--- START ---
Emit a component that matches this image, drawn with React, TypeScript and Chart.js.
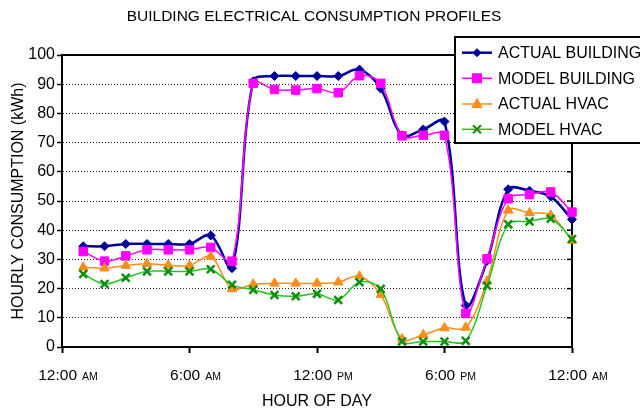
import React, { useEffect, useRef } from 'react';
import { Chart, registerables } from 'chart.js';

Chart.register(...registerables);

// ---------------- data ----------------
const hours = [1, 2, 3, 4, 5, 6, 7, 8, 9, 10, 11, 12, 13, 14, 15, 16, 17, 18, 19, 20, 21, 22, 23, 24];
const actualBuilding = [34.5, 34.5, 35.3, 35.3, 35.3, 35.3, 38.2, 27.0, 91.0, 92.8, 92.8, 92.8, 92.8, 95.0, 88.5, 72.5, 74.5, 77.2, 14.2, 29.5, 54.0, 53.5, 51.5, 43.7];
const modelBuilding = [32.7, 29.4, 31.2, 33.3, 33.3, 33.3, 34.1, 29.4, 90.3, 88.2, 88.0, 88.5, 87.1, 92.9, 90.3, 72.3, 72.5, 72.5, 11.5, 30.2, 50.8, 52.2, 53.1, 46.2];
const actualHvac = [27.3, 27.0, 27.9, 28.5, 28.0, 27.9, 31.0, 19.9, 21.5, 21.8, 21.8, 21.8, 22.2, 24.2, 17.9, 2.7, 4.2, 6.5, 6.7, 22.5, 46.8, 45.9, 45.1, 36.5];
const modelHvac = [25.0, 21.6, 23.7, 25.9, 25.9, 25.9, 26.6, 21.3, 19.6, 17.8, 17.4, 18.2, 16.1, 22.2, 19.9, 1.9, 1.9, 1.9, 2.1, 21.0, 42.0, 43.0, 43.9, 37.0];
const seriesNames = ['ACTUAL BUILDING', 'MODEL BUILDING', 'ACTUAL HVAC', 'MODEL HVAC'];
const xTickHours = [0, 6, 12, 18, 24];
const xTickTimes = ['12:00', '6:00', '12:00', '6:00', '12:00'];
const xTickPeriods = ['AM', 'AM', 'PM', 'PM', 'AM'];
const chartTitle = 'BUILDING ELECTRICAL CONSUMPTION PROFILES';
const xAxisTitle = 'HOUR OF DAY';
const yAxisTitle = 'HOURLY CONSUMPTION (kWh)';

// ---------------- styles ----------------
const FONT = "'Liberation Sans', Arial, sans-serif";
const STYLES = [
  { color: '#00009C', marker: 'diamond', pointStyle: 'rectRot', radius: 4.5, lineWidth: 2.5, fill: '#00009C', stroke: '#00009C', pbw: 1, order: 4 },
  { color: '#FF00FF', marker: 'square', pointStyle: 'rect', radius: 6, lineWidth: 1.5, fill: '#FF00FF', stroke: '#FF00FF', pbw: 1, order: 3 },
  { color: '#FF8C1A', marker: 'triangle', pointStyle: 'triangle', radius: 5.5, lineWidth: 1.5, fill: '#FF8C1A', stroke: '#FF8C1A', pbw: 1, order: 2 },
  { color: '#22C422', marker: 'x', pointStyle: 'crossRot', radius: 5.5, lineWidth: 1.5, fill: '#0E8E0E', stroke: '#0E8E0E', pbw: 2.5, order: 1 },
];

function drawMarker(ctx: CanvasRenderingContext2D, kind: string, x: number, y: number, r: number, fill: string, stroke: string, lw: number) {
  ctx.save();
  ctx.fillStyle = fill;
  ctx.strokeStyle = stroke;
  ctx.lineWidth = lw;
  ctx.beginPath();
  if (kind === 'diamond') {
    ctx.moveTo(x, y - r); ctx.lineTo(x + r, y); ctx.lineTo(x, y + r); ctx.lineTo(x - r, y); ctx.closePath();
    ctx.fill(); ctx.stroke();
  } else if (kind === 'square') {
    ctx.rect(x - r, y - r, 2 * r, 2 * r); ctx.fill(); ctx.stroke();
  } else if (kind === 'triangle') {
    ctx.moveTo(x, y - r); ctx.lineTo(x + r * 0.95, y + r * 0.65); ctx.lineTo(x - r * 0.95, y + r * 0.65); ctx.closePath();
    ctx.fill(); ctx.stroke();
  } else {
    ctx.moveTo(x - r, y - r); ctx.lineTo(x + r, y + r); ctx.moveTo(x + r, y - r); ctx.lineTo(x - r, y + r);
    ctx.stroke();
  }
  ctx.restore();
}

const decor = {
  id: 'decor',
  beforeDraw(chart: any) {
    const ctx = chart.ctx;
    ctx.save();
    ctx.fillStyle = '#fff';
    ctx.fillRect(0, 0, chart.width, chart.height);
    ctx.restore();
  },
  beforeDatasetsDraw(chart: any) {
    const ctx = chart.ctx;
    const a = chart.chartArea;
    const ys = chart.scales.y;
    ctx.save();
    ctx.strokeStyle = '#000';
    ctx.lineWidth = 2;
    ctx.beginPath();
    ctx.moveTo(a.left - 1, a.top);
    ctx.lineTo(a.right, a.top);
    ctx.lineTo(a.right, a.bottom);
    ctx.stroke();
    ctx.lineWidth = 1.5;
    for (let v = 10; v < 100; v += 10) {
      const py = ys.getPixelForValue(v);
      ctx.beginPath();
      ctx.moveTo(a.right - 5, py);
      ctx.lineTo(a.right, py);
      ctx.stroke();
    }
    ctx.restore();
  },
  afterDraw(chart: any) {
    const ctx = chart.ctx;
    const xs = chart.scales.x;
    ctx.save();
    // title
    ctx.fillStyle = '#000';
    ctx.font = `15.5px ${FONT}`;
    ctx.textAlign = 'center';
    ctx.textBaseline = 'alphabetic';
    ctx.fillText(chartTitle, 314, 21);
    // x tick labels (time in normal size, AM/PM in small caps size)
    ctx.textAlign = 'left';
    xTickHours.forEach((h, i) => {
      const px = xs.getPixelForValue(h);
      ctx.font = `15.5px ${FONT}`;
      const main = xTickTimes[i];
      const w1 = ctx.measureText(main).width;
      const gap = 5;
      ctx.font = `10.5px ${FONT}`;
      const w2 = ctx.measureText(xTickPeriods[i]).width;
      const start = px + 6 - (w1 + gap + w2) / 2;
      ctx.font = `15.5px ${FONT}`;
      ctx.fillText(main, start, 380);
      ctx.font = `10.5px ${FONT}`;
      ctx.fillText(xTickPeriods[i], start + w1 + gap, 380);
    });
    // legend
    const lx = 455, ly = 37, lw = 200, lh = 106;
    ctx.fillStyle = '#fff';
    ctx.fillRect(lx, ly, lw, lh);
    ctx.strokeStyle = '#000';
    ctx.lineWidth = 2;
    ctx.strokeRect(lx, ly, lw, lh);
    const rows = [52.7, 78.3, 104, 129.3];
    const legendR = [4, 4.5, 5.5, 4];
    seriesNames.forEach((name, i) => {
      const s = STYLES[i];
      const y = rows[i];
      ctx.strokeStyle = s.color;
      ctx.lineWidth = s.lineWidth;
      ctx.beginPath();
      ctx.moveTo(462, y);
      ctx.lineTo(492, y);
      ctx.stroke();
      drawMarker(ctx, s.marker, 477, y, legendR[i], s.fill, s.stroke, s.marker === 'x' ? 2 : 1);
      ctx.fillStyle = '#000';
      ctx.font = `16px ${FONT}`;
      ctx.textAlign = 'left';
      ctx.textBaseline = 'middle';
      ctx.fillText(name, 498, y + 1);
    });
    ctx.restore();
  },
};

export default function App() {
  const ref = useRef<HTMLCanvasElement>(null);
  useEffect(() => {
    const canvas = ref.current as HTMLCanvasElement;
    const seriesValues = [actualBuilding, modelBuilding, actualHvac, modelHvac];
    const chart = new Chart(canvas, {
      type: 'line',
      data: {
        datasets: seriesValues.map((vals, i) => ({
          label: seriesNames[i],
          data: hours.map((h, j) => ({ x: h, y: vals[j] })),
          borderColor: STYLES[i].color,
          backgroundColor: STYLES[i].fill,
          borderWidth: STYLES[i].lineWidth,
          pointStyle: STYLES[i].pointStyle as any,
          pointRadius: STYLES[i].radius,
          pointBackgroundColor: STYLES[i].fill,
          pointBorderColor: STYLES[i].stroke,
          pointBorderWidth: STYLES[i].pbw,
          tension: 0.35,
          clip: false as any,
          order: STYLES[i].order,
          fill: false,
        })),
      },
      options: {
        responsive: false,
        animation: false,
        devicePixelRatio: 1,
        events: [],
        layout: { padding: { top: 55, right: 68, left: 0, bottom: 0 } },
        plugins: { legend: { display: false }, title: { display: false }, tooltip: { enabled: false } },
        scales: {
          x: {
            type: 'linear',
            min: 0,
            max: 24,
            ticks: { stepSize: 6, display: false },
            grid: { drawOnChartArea: false, drawTicks: true, tickLength: 6, tickColor: '#000', tickWidth: 2 },
            border: { display: true, color: '#000', width: 2 },
            title: { display: true, text: xAxisTitle, color: '#000', font: { family: FONT, size: 16 }, padding: { top: 0, bottom: 1 } },
            afterFit: (s: any) => { s.height = 65; },
          },
          y: {
            min: 0,
            max: 100,
            ticks: { stepSize: 10, color: '#000', font: { family: FONT, size: 16 }, padding: 2 },
            grid: { color: '#222', lineWidth: 1, tickLength: 5, tickColor: '#000', tickWidth: 1.5, tickBorderDash: [] },
            border: { display: true, color: '#000', width: 2, dash: [1, 2] },
            title: { display: true, text: yAxisTitle, color: '#000', font: { family: FONT, size: 16 }, padding: { top: 9, bottom: 0 } },
            afterFit: (s: any) => { s.width = 62; },
          },
        },
      } as any,
      plugins: [decor],
    });
    return () => chart.destroy();
  }, []);
  return (
    <div style={{ position: 'fixed', left: 0, top: 0, width: 640, height: 412, background: '#fff' }}>
      <canvas ref={ref} width={640} height={412} style={{ display: 'block' }} />
    </div>
  );
}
--- END ---
Please take the lines from the beginning of the data above through the line holding "Chart.register(...registerables);" and transcribe them exactly, without any pictures.

Emit a component that matches this image, drawn with React, TypeScript and Chart.js.
import React, { useEffect, useRef } from 'react';
import { Chart, registerables } from 'chart.js';

Chart.register(...registerables);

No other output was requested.